Angewandte Chemie International Edition
© WILEY-VCH Verlag GmbH & Co. KGaA, Weinheim
For full article and contact information, see Angew. Chem. Int. Ed. 1998, 37 (16), 2201 - 2203
Drugs in Satchels
Berlin Researchers develop a microscopically small
packaging system for transport of medication
We are all familiar with the idea of using plastic carrier bags to take our shopping home. Molecules can be packed up in a similar way - for example in the microscopically small plastic hollow spheres made in the laboratory by Edwin Donath, Gleb B. Sukhorukov, Frank Caruso, and Sean A. Davis in the Helmuth Möhwald Department at the Max-Planck Institute for Colloid- and Surface-Boundary Research in Berlin. These containers are simpler to handle and produce than previously known systems such as microcapsules and lipid vesicles; one possible application for them is in the transport of medication inside the human body.
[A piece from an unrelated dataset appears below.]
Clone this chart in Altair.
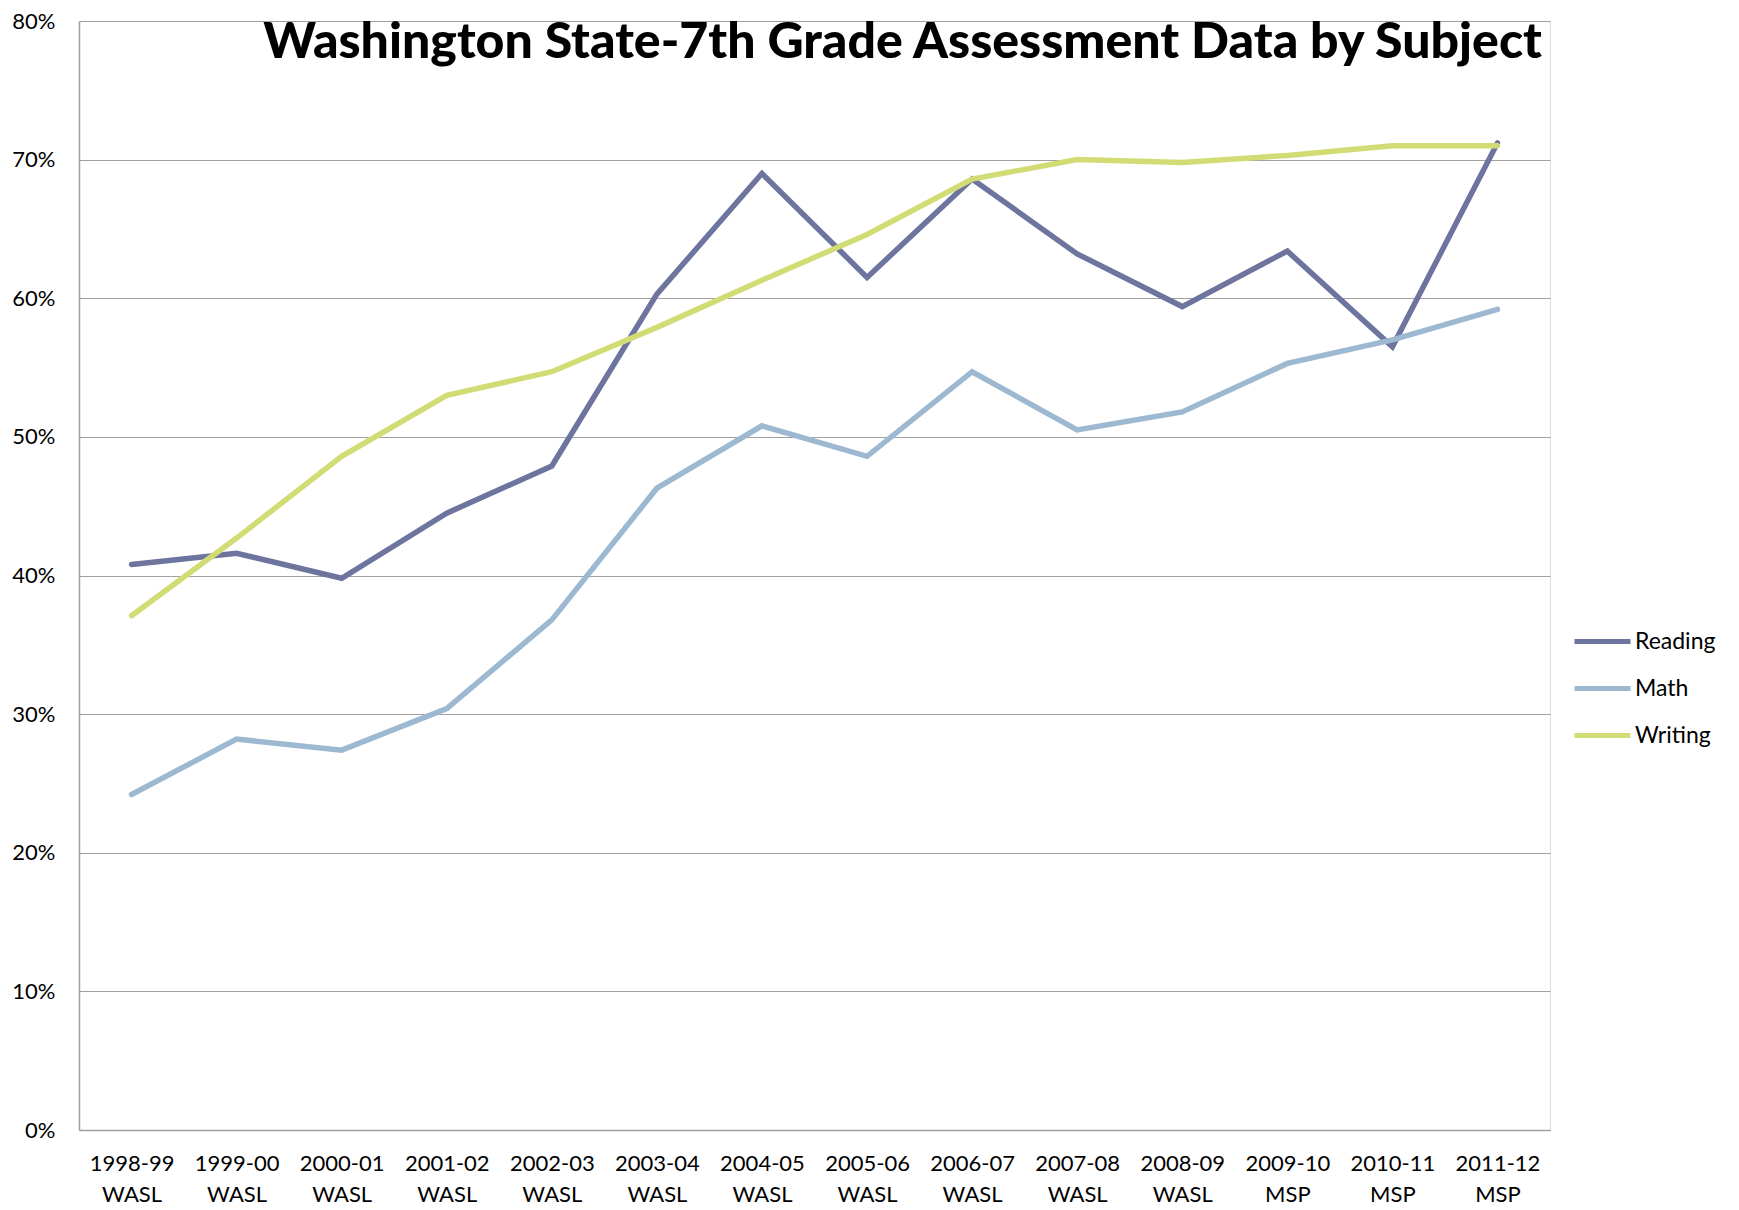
import altair as alt
import pandas as pd

years = ["1998-99", "1999-00", "2000-01", "2001-02", "2002-03", "2003-04", "2004-05",
         "2005-06", "2006-07", "2007-08", "2008-09", "2009-10", "2010-11", "2011-12"]
tests = ["WASL", "WASL", "WASL", "WASL", "WASL", "WASL", "WASL",
         "WASL", "WASL", "WASL", "WASL", "MSP", "MSP", "MSP"]

reading = [40.8, 41.6, 39.8, 44.5, 47.9, 60.3, 69.0, 61.5, 68.6, 63.2, 59.4, 63.4, 56.5, 71.2]
math = [24.2, 28.2, 27.4, 30.4, 36.8, 46.3, 50.8, 48.6, 54.7, 50.5, 51.8, 55.3, 57.0, 59.2]
writing = [37.1, 42.7, 48.6, 53.0, 54.7, 57.9, 61.3, 64.6, 68.6, 70.0, 69.8, 70.3, 71.0, 71.0]

subjects = ["Reading", "Math", "Writing"]
colors = ["#6D759E", "#9DB9D1", "#D1DC74"]

categories = [f"{y} {t}" for y, t in zip(years, tests)]

rows = []
for subj, vals in zip(subjects, [reading, math, writing]):
    for c, v in zip(categories, vals):
        rows.append({"period": c, "subject": subj, "value": v / 100.0})
df = pd.DataFrame(rows)

FONT = "Lato"

chart = alt.Chart(df).mark_line(strokeWidth=5.5, strokeCap="round").encode(
    x=alt.X("period:N", sort=categories, title=None,
            axis=alt.Axis(labelAngle=0, labelExpr="split(datum.label, ' ')",
                          labelFont=FONT, labelFontSize=22, labelColor="#000",
                          labelLineHeight=31, labelPadding=23, ticks=False,
                          domainColor="#a0a0a0", domainWidth=1.5, grid=False,
                          labelBaseline="top")),
    y=alt.Y("value:Q", title=None,
            scale=alt.Scale(domain=[0, 0.8], nice=False),
            axis=alt.Axis(format=".0%", values=[0, 0.1, 0.2, 0.3, 0.4, 0.5, 0.6, 0.7, 0.8],
                          labelFont=FONT, labelFontSize=22, labelColor="#000",
                          labelPadding=24, ticks=False, domainColor="#a0a0a0",
                          domainWidth=1.5, gridColor="#a0a0a0", gridWidth=1.2)),
    color=alt.Color("subject:N", sort=subjects,
                    scale=alt.Scale(domain=subjects, range=colors),
                    legend=alt.Legend(title=None, orient="none", legendX=1493, legendY=590,
                                      symbolType="stroke", symbolSize=3136,
                                      symbolStrokeWidth=5, labelFont=FONT,
                                      labelFontSize=23, labelColor="#000",
                                      labelOffset=2, rowPadding=4, padding=0)),
).properties(
    width=1471,
    height=1109,
    title=alt.TitleParams(
        "Washington State-7th Grade Assessment Data by Subject",
        anchor="end", frame="group", font=FONT, fontSize=50, fontWeight=900,
        color="#000", baseline="alphabetic", offset=-37, dx=-8, dy=61,
    ),
).configure_view(stroke=None).configure(padding={"left": 3, "top": 2, "right": 5, "bottom": 0})

chart.save("out.html", embed_options={"renderer": "svg", "actions": False})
Donath and his co-workers have prepared the "microsatchels" using a technique reminiscent of the way children make paper lanterns at kindergarten out of a balloon, transparent paper, and paste. Firstly, following a known process, they make tiny spheres out of a solid, electrically charged material with the crucial property that it dissolves in hydrochloric acid. Then they deposit a layer of material with the opposite charge on the surface of these spheres. On top of this layer follows another charged layer, but again with a charge of opposite sign to the preceding one - and so on, until an onion-like structure with between four and nine layers and a hard nucleus is formed from the original sphere. Because the layers of opposing charge attract each other, the thin shells are held very firmly together. The inner material is then removed with hydrochloric acid, leaving the empty shells behind; they survive the acid just like the hardened shell of a paper lantern when the balloon inside is popped. What is more they can be folded and crumpled without being destroyed.
The "mini plastic bags" are only a fraction of a thousandth of a millimetre in size; under even very powerful microscopes they show a relatively smooth surface; nevertheless they possess tiny pores through which small molecules can pass effortlessly. This is obviously important because otherwise they could not be used to transport anything, and is an advantage over previously known lipid vesicles - relatively loose hollow balls made from fat molecules - which do not allow many types of pharmaceutical molecule through their layers.
Meanwhile the Max-Planck researchers find it a waste to restrict the use of the microspheres to just the transport of chemicals. In particular they aim to use the mini-vessels as miniaturized test tubes for chemical reactions: they have already been able to grow tiny crystals inside the spheres.